Work to do:
Wherever a line in the data below holds "with", copy that line.

Source records:
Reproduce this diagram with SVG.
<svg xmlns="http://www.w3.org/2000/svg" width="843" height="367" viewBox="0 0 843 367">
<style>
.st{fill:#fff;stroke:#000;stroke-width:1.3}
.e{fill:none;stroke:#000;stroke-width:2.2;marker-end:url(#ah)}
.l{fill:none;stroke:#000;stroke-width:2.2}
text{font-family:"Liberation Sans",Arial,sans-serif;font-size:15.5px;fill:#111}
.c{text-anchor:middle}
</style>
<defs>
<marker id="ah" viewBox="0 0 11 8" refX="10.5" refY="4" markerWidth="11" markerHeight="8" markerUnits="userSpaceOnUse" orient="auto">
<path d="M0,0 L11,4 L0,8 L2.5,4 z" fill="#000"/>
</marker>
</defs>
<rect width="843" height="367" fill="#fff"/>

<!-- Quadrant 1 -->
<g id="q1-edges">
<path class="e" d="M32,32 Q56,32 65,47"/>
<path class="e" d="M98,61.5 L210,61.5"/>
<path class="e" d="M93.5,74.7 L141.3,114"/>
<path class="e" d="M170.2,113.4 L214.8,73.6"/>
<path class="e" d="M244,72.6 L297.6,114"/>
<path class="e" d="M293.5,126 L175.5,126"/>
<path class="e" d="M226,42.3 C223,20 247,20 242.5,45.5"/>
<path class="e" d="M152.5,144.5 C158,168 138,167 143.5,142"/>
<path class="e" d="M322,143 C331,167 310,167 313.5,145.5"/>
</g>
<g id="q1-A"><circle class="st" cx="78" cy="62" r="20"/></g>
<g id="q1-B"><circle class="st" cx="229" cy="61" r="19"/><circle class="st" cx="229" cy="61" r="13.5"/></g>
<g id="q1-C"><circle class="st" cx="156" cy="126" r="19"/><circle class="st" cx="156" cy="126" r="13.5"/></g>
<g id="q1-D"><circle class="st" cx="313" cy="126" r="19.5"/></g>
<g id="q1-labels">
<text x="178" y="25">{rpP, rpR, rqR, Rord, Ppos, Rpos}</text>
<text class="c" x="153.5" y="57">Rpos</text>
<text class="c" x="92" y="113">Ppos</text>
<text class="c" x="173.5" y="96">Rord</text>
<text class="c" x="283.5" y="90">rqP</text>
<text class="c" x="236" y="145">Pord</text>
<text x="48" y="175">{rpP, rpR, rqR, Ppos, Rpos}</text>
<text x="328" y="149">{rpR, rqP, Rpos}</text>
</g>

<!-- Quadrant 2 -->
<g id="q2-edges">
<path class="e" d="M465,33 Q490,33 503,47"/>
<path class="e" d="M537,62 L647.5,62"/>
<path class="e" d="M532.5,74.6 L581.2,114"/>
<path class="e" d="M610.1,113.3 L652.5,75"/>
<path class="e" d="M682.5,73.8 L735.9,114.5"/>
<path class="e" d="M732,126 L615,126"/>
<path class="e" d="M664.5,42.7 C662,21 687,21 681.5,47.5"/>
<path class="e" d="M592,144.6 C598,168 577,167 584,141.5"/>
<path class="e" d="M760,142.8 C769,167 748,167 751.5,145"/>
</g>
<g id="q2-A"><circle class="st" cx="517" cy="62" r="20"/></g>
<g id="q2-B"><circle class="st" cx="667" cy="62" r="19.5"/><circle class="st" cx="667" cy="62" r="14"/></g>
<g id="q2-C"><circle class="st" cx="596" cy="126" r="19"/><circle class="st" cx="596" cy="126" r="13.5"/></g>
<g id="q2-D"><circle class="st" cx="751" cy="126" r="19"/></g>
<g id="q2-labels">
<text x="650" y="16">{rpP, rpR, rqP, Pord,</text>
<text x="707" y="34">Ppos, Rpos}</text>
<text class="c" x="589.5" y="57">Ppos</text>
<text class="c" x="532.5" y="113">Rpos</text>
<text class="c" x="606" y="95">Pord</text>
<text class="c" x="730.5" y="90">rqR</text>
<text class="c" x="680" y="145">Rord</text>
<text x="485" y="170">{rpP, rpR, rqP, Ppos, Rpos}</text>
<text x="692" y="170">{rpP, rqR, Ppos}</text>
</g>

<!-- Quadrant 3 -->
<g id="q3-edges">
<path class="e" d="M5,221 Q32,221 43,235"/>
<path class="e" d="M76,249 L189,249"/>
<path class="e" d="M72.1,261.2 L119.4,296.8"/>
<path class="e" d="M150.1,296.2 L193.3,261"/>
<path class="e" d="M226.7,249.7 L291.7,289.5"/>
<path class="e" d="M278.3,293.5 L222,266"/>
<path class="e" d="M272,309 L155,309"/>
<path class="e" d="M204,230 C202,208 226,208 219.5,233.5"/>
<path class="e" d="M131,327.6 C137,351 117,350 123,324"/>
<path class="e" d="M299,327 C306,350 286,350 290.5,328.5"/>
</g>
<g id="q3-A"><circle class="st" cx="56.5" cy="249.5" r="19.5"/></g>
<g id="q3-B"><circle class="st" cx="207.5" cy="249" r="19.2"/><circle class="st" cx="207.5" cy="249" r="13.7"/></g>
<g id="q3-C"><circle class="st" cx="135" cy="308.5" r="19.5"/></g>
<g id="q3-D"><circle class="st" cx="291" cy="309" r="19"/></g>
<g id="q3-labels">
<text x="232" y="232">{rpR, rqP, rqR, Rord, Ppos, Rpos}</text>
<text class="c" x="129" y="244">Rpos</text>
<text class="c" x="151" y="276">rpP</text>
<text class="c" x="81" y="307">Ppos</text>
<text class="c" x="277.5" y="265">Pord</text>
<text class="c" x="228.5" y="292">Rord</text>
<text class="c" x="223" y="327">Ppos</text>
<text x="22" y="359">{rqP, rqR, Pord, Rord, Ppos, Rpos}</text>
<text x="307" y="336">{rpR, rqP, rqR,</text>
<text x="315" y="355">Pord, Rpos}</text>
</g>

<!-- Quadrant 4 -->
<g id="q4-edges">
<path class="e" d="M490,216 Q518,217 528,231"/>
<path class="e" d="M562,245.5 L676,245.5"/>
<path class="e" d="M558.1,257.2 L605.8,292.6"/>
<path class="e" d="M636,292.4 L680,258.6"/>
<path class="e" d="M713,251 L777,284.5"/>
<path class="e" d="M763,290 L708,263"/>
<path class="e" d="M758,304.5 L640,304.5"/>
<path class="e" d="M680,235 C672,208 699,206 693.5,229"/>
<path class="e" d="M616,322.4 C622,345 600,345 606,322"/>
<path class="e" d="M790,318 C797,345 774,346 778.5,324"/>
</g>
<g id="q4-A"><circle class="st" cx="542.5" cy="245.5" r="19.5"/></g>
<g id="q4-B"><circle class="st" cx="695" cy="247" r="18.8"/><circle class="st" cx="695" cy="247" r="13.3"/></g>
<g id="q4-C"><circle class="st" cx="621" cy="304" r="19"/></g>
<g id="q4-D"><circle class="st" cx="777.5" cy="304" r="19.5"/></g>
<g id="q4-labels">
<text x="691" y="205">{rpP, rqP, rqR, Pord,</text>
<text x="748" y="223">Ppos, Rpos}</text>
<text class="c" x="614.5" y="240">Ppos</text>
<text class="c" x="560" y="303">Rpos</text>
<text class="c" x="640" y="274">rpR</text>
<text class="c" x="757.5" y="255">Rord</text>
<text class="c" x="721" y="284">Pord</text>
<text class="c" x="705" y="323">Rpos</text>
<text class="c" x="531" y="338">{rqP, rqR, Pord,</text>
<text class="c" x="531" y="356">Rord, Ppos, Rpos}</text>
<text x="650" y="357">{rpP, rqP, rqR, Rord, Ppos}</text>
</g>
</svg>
---
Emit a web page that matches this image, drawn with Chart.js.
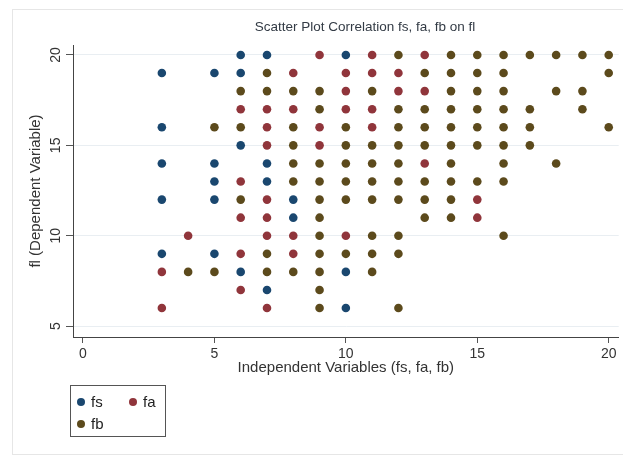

Solution:
Reproduce this diagram with SVG.
Emit a web page that matches this image, drawn with Chart.js.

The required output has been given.